In a recent Gallup poll, they found that the average American will spend $770 on Christmas presents this year. 

For many families, $770 is a very large sum of money. However, for some $770 is just a drop in the bucket of their holiday spending sprees. In fact, 30% of respondents said that they have or will spend over $1000 on Christmas shopping this year. Regardless of income, it seems that giving gifts is something that most families plan on doing. Only 6% of respondents said they will not be purchasing holiday gifts this year.

Though the thought of spending $770 on Christmas presents may seem crazy to some, the holiday shopping season and forecasts are typically a really good indicator of the state of the economy. The more stable the economy and financial outlook, the more willing consumers are to spend more money for the holidays. The less secure consumers feel in the economy the less they spend.

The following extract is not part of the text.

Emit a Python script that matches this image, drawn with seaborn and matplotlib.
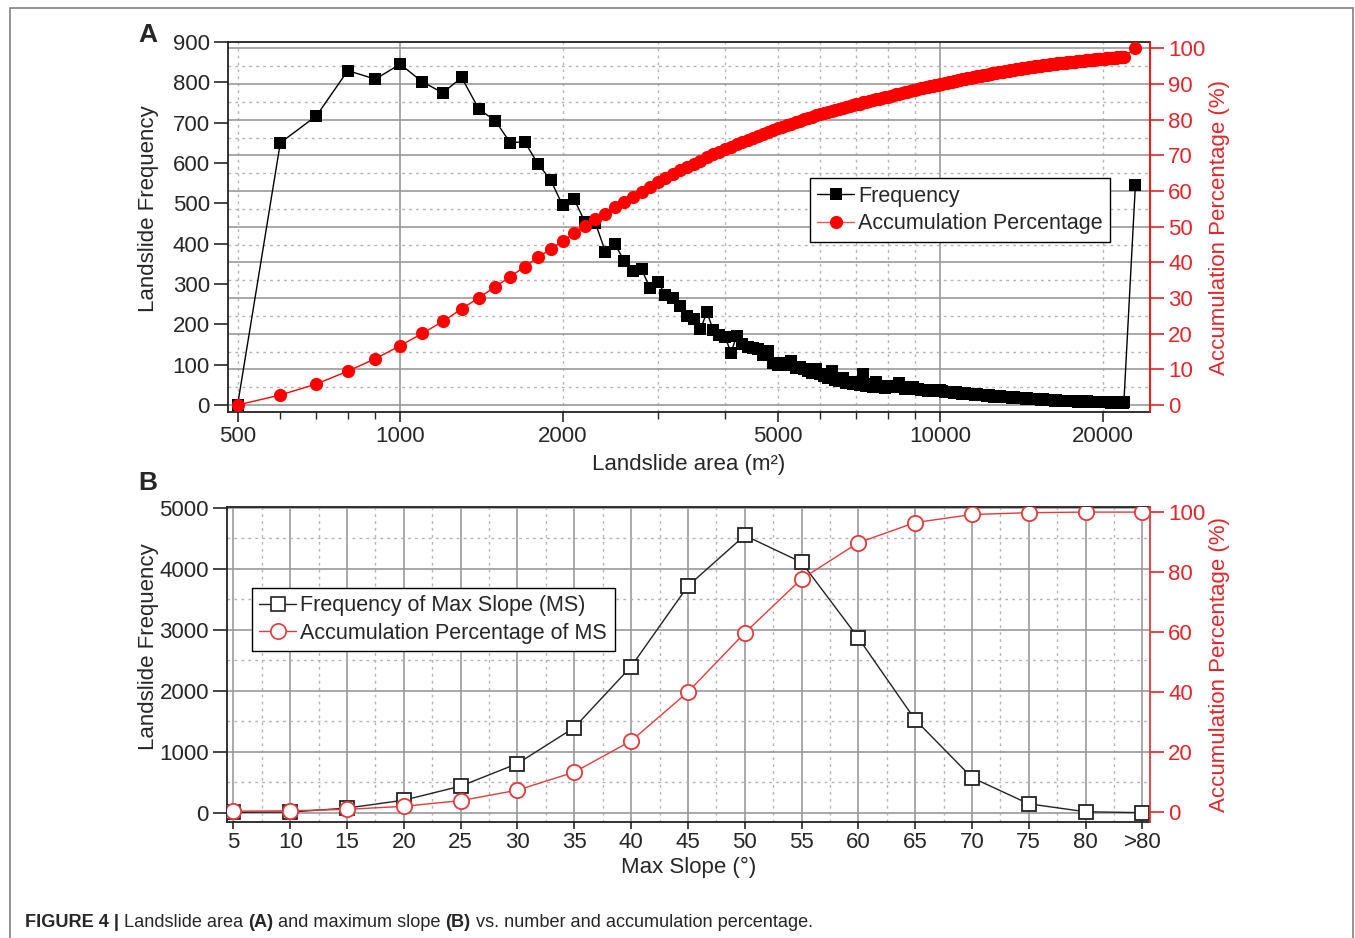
import numpy as np
import matplotlib
matplotlib.use("Agg")
import matplotlib.pyplot as plt
import seaborn as sns
from matplotlib.lines import Line2D
from matplotlib.patches import Rectangle
from matplotlib.ticker import FixedLocator, NullFormatter

# ---- panel A: landslide area bins (m2, 100 m2 wide) and counts
area_bins = np.arange(500, 22000, 100)
area_freq = [
    0, 650, 717, 829, 808, 845,                       # 500-1000
    801, 774, 812, 733, 705, 650, 653, 598, 558, 495,  # 1100-2000
    511, 453, 451, 380, 399, 357, 333, 337, 291, 306,  # 2100-3000
    273, 265, 245, 221, 212, 188, 230, 186, 174, 168,  # 3100-4000
    130, 171, 150, 145, 142, 140, 125, 135, 105, 100,  # 4100-5000
    105, 98, 110, 92, 95, 88, 85, 80, 90, 78,          # 5100-6000
    72, 68, 84, 62, 60, 66, 55, 58, 52, 56,            # 6100-7000
    50, 77, 48, 52, 45, 58, 44, 48, 42, 46,            # 7100-8000
    46, 44, 48, 55, 45, 40, 43, 41, 44, 40,            # 8100-9000
    40, 38, 36, 38, 35, 37, 34, 36, 35, 36,            # 9100-10000
    34, 33, 32, 33, 31, 30, 31, 29, 30, 28,            # 10100-11000
    29, 27, 28, 26, 27, 25, 26, 24, 25, 24,            # 11100-12000
    24, 23, 24, 22, 23, 21, 22, 21, 22, 20,            # 12100-13000
    21, 20, 21, 19, 20, 18, 19, 18, 18, 17,            # 13100-14000
    18, 17, 17, 16, 17, 15, 16, 15, 15, 14,            # 14100-15000
    15, 14, 14, 13, 14, 13, 13, 12, 13, 12,            # 15100-16000
    12, 12, 11, 12, 11, 11, 10, 11, 10, 10,            # 16100-17000
    10, 10, 9, 10, 9, 9, 10, 9, 9, 8,                  # 17100-18000
    9, 9, 8, 9, 8, 8, 9, 8, 8, 8,                      # 18100-19000
    8, 8, 7, 8, 7, 8, 7, 7, 8, 7,                      # 19100-20000
    8, 7, 7, 8, 7, 7, 6, 7, 7, 6,                      # 20100-21000
    7, 6, 7, 6, 6, 7, 6, 6, 7,                         # 21100-21900
]
last_bin, last_freq = 23000, 545   # the open upper bin

# ---- panel B: max slope classes
slope_labels = ["5", "10", "15", "20", "25", "30", "35", "40", "45", "50",
                "55", "60", "65", "70", "75", "80", ">80"]
slope_freq = [10, 15, 80, 210, 440, 810, 1400, 2400, 3720, 4550,
              4110, 2870, 1530, 580, 150, 20, 5]
slope_cum = [0.3, 0.4, 0.9, 1.9, 3.8, 7.3, 13.3, 23.7, 40.0, 59.7,
             77.7, 89.8, 96.5, 99.2, 99.8, 100.0, 100.0]

W, H = 1355, 938
RED = "#ff0000"
RED_TXT = "#e0262b"
RED_B = "#e4393c"
GRID = "#9a9a9a"
DOT = "#b4b4b4"

sns.set_theme(style="ticks")
plt.rcParams['font.family'] = ['Liberation Sans', 'DejaVu Sans']
plt.rcParams['axes.edgecolor'] = '#222222'
plt.rcParams['axes.linewidth'] = 1.3

fig = plt.figure(figsize=(W / 100, H / 100), dpi=100)

def fx(px):
    return px / W

def fy(px):
    return 1 - px / H

# ================= panel A =================
axA = fig.add_axes([fx(228), fy(412), fx(1150) - fx(228), fy(42) - fy(412)])
axA.set_xscale('log')
axA2 = axA.twinx()

x_all = np.append(area_bins, last_bin)
f_all = np.array(area_freq + [last_freq], dtype=float)
cum_all = np.cumsum(f_all) / f_all.sum() * 100

sns.lineplot(x=x_all, y=f_all, ax=axA, color='black', linewidth=1,
             marker='s', markersize=8.5, markeredgewidth=0, zorder=3)
sns.lineplot(x=x_all, y=cum_all, ax=axA2, color=RED, linewidth=1,
             marker='o', markersize=9.5, markeredgewidth=0, zorder=3)

axA.set_xlim(480, 24480)
axA.set_ylim(-17.4, 900)
axA2.set_ylim(-1.96, 101.8)
axA.set_yticks(range(0, 901, 100))
axA2.set_yticks(range(0, 101, 10))
axA.set_xticks([500, 1000, 2000, 5000, 10000, 20000])
axA.set_xticklabels(["500", "1000", "2000", "5000", "10000", "20000"])
axA.xaxis.set_minor_locator(FixedLocator([600, 700, 800, 900, 3000, 4000,
                                          6000, 7000, 8000, 9000]))
axA.xaxis.set_minor_formatter(NullFormatter())

# grid: vertical from the area axis, horizontal from the percent axis
for v in [1000, 10000]:
    axA.axvline(v, color=GRID, lw=1.2, zorder=0.5)
for v in [500, 2000, 3000, 4000, 5000, 6000, 7000, 8000, 9000, 20000]:
    axA.axvline(v, color=DOT, lw=1, ls=(0, (2, 3)), zorder=0.5)
a0, a1 = axA.get_ylim()
b0, b1 = axA2.get_ylim()
for p in range(0, 101, 5):
    yv = a0 + (p - b0) * (a1 - a0) / (b1 - b0)
    if p % 10 == 0:
        axA.axhline(yv, color=GRID, lw=1.2, zorder=0.5)
    else:
        axA.axhline(yv, color=DOT, lw=1, ls=(0, (2, 3)), zorder=0.5)

axA.tick_params(axis='y', which='major', direction='out', length=10, width=1.2,
                left=True, right=False, labelsize=16, pad=3)
axA.tick_params(axis='x', which='major', direction='out', length=7, width=1.2,
                bottom=True, top=False, labelsize=16, pad=3)
axA.tick_params(axis='x', which='minor', direction='out', length=5, width=1,
                bottom=True, top=False)
axA2.tick_params(axis='y', which='major', direction='out', length=10, width=1.2,
                 right=True, colors=RED_TXT, labelsize=16, pad=3)
axA2.tick_params(axis='x', which='both', top=True, bottom=False, direction='in',
                 length=7, width=1, labeltop=False, labelbottom=False)
axA2.spines['right'].set_color(RED)
axA2.spines['right'].set_linewidth(1.3)
for s in ['left', 'top', 'bottom']:
    axA2.spines[s].set_visible(False)
axA.spines['right'].set_visible(False)

axA.set_xlabel("Landslide area (m²)", fontsize=16, labelpad=5)
axA.set_ylabel("Landslide Frequency", fontsize=16)
axA.yaxis.set_label_coords(-0.0748, 0.551)
axA2.set_ylabel("Accumulation Percentage (%)", fontsize=16, color=RED_TXT, labelpad=3)

hA = [Line2D([], [], color='black', lw=1, marker='s', markersize=8.5, markeredgewidth=0),
      Line2D([], [], color='#e85a5a', lw=1, marker='o', markersize=9.5,
             markerfacecolor=RED, markeredgewidth=0)]
legA = axA2.legend(hA, ["Frequency", "Accumulation Percentage"], loc='upper left',
                   bbox_to_anchor=(0.631, 0.632), frameon=True, fancybox=False,
                   edgecolor='black', framealpha=1, fontsize=15.5, handlelength=1.7,
                   handletextpad=0.2, labelspacing=0.3, borderpad=0.35, borderaxespad=0)
legA.get_frame().set_linewidth(1.0)

# ================= panel B =================
axB = fig.add_axes([fx(227), fy(822), fx(1150) - fx(227), fy(507) - fy(822)])
axB2 = axB.twinx()
slope_pos = np.arange(len(slope_labels))

sns.lineplot(x=slope_pos, y=slope_freq, ax=axB, color='#222222', linewidth=1,
             marker='s', markersize=10, markerfacecolor='white',
             markeredgecolor='#222222', markeredgewidth=1.3, zorder=3)
sns.lineplot(x=slope_pos, y=slope_cum, ax=axB2, color=RED_B, linewidth=1,
             marker='o', markersize=11, markerfacecolor='white',
             markeredgecolor=RED_B, markeredgewidth=1.3, zorder=3)

axB.set_xlim(-0.114, 16.135)
axB.set_ylim(-148, 5016)
axB2.set_ylim(-3.33, 101.7)
axB.set_xticks(slope_pos)
axB.set_xticklabels(slope_labels)
axB.set_yticks(range(0, 5001, 1000))
axB2.set_yticks(range(0, 101, 20))

for i in slope_pos:
    axB.axvline(i, color=GRID, lw=1.2, zorder=0.5)
for i in slope_pos[:-1]:
    axB.axvline(i + 0.5, color=DOT, lw=1, ls=(0, (2, 3)), zorder=0.5)
for v in range(0, 5001, 1000):
    axB.axhline(v, color=GRID, lw=1.2, zorder=0.5)
for v in range(500, 5000, 1000):
    axB.axhline(v, color=DOT, lw=1, ls=(0, (2, 3)), zorder=0.5)

axB.tick_params(axis='y', direction='out', length=10, width=1.2, left=True,
                right=False, labelsize=16, pad=3)
axB.tick_params(axis='x', direction='out', length=5, width=1.2, bottom=True,
                top=False, labelsize=16, pad=2)
axB2.tick_params(axis='y', direction='out', length=10, width=1.2, right=True,
                 colors=RED_TXT, labelsize=16, pad=3)
axB2.tick_params(axis='x', which='both', top=True, bottom=False, direction='in',
                 length=7, width=1, labeltop=False, labelbottom=False)
axB2.spines['right'].set_color(RED_B)
axB2.spines['right'].set_linewidth(1.3)
for s in ['left', 'top', 'bottom']:
    axB2.spines[s].set_visible(False)
axB.spines['right'].set_visible(False)

axB.set_xlabel("Max Slope (°)", fontsize=16, labelpad=3)
axB.set_ylabel("Landslide Frequency", fontsize=16)
axB.yaxis.set_label_coords(-0.0737, 0.556)
axB2.set_ylabel("Accumulation Percentage (%)", fontsize=16, color=RED_TXT, labelpad=3)

hB = [Line2D([], [], color='#222222', lw=1, marker='s', markersize=10,
             markerfacecolor='white', markeredgewidth=1.2),
      Line2D([], [], color=RED_B, lw=1, marker='o', markersize=11,
             markerfacecolor='white', markeredgewidth=1.2)]
legB = axB2.legend(hB, ["Frequency of Max Slope (MS)", "Accumulation Percentage of MS"],
                   loc='upper left', bbox_to_anchor=(0.027, 0.743), frameon=True,
                   fancybox=False, edgecolor='black', framealpha=1, fontsize=15.5,
                   handlelength=1.7, handletextpad=0.2, labelspacing=0.3,
                   borderpad=0.35, borderaxespad=0)
legB.get_frame().set_linewidth(1.0)

# ================= decorations =================
fig.text(fx(148), fy(35), "A", fontsize=19, fontweight='bold', ha='center', va='center')
fig.text(fx(148), fy(483), "B", fontsize=19, fontweight='bold', ha='center', va='center')

fig.add_artist(Rectangle((fx(10), -0.01), fx(1353) - fx(10), fy(8) + 0.01,
                         transform=fig.transFigure, fill=False,
                         edgecolor='#808080', lw=1.2))

cap_font = ['Liberation Sans Narrow', 'Liberation Sans', 'DejaVu Sans']
pieces = [("FIGURE 4 | ", 'bold'), ("Landslide area ", 'normal'), ("(A)", 'bold'),
          (" and maximum slope ", 'normal'), ("(B)", 'bold'),
          (" vs. number and accumulation percentage.", 'normal')]
renderer = fig.canvas.get_renderer()

def put_caption(size):
    x = fx(25)
    made = []
    for txt, w in pieces:
        t = fig.text(x, fy(922), txt, fontsize=size, fontweight=w, ha='left',
                     va='center', family=cap_font)
        x += t.get_window_extent(renderer).width / W
        made.append(t)
    return made, x * W - 25

made, width = put_caption(12.5)
for t in made:
    t.remove()
put_caption(12.5 * 790 / width)

fig.savefig("out.png", dpi=100)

So how does this year stack up compared to recent years? This year is actually on a decline. If you look at the graph from the study you can see that 2008 was a rough year for holiday shopping and consumer purchases dropped significantly from 2007. This was due to the financial crisis of 2008 with fear of uncertainty within the economy and declines in wages. However, rebound came and spending  rose sharply in 2009 and then slightly in 2010, but dropped off in 2011 and declined again approximately 1% this year. What does this say about the consumer?

Most economists agree this year will not hold any surprises for retailers. Sales will be on target for most markets and according to the Commerce Department, consumer spending in 2012 has been up each month over 2011 levels, but by modest amounts at best, and it looks like holiday shopping will maintain that pattern, providing a 3.5% to 3.7% increase in sales. This is very important since the nation’s retailers typically need a strong Christmas shopping season to help them meet their revenue goals, and, in terms of the planning that goes into inventory and hiring, it is always better to be prepared for a slow year than unpleasantly surprised by one.  With shopping relatively on target, most retailers are not going to be surprised by the holiday retail numbers.

Does this poll surprise you? Do you think a $770 average holiday budget is reasonable, over-the-top, or not enough?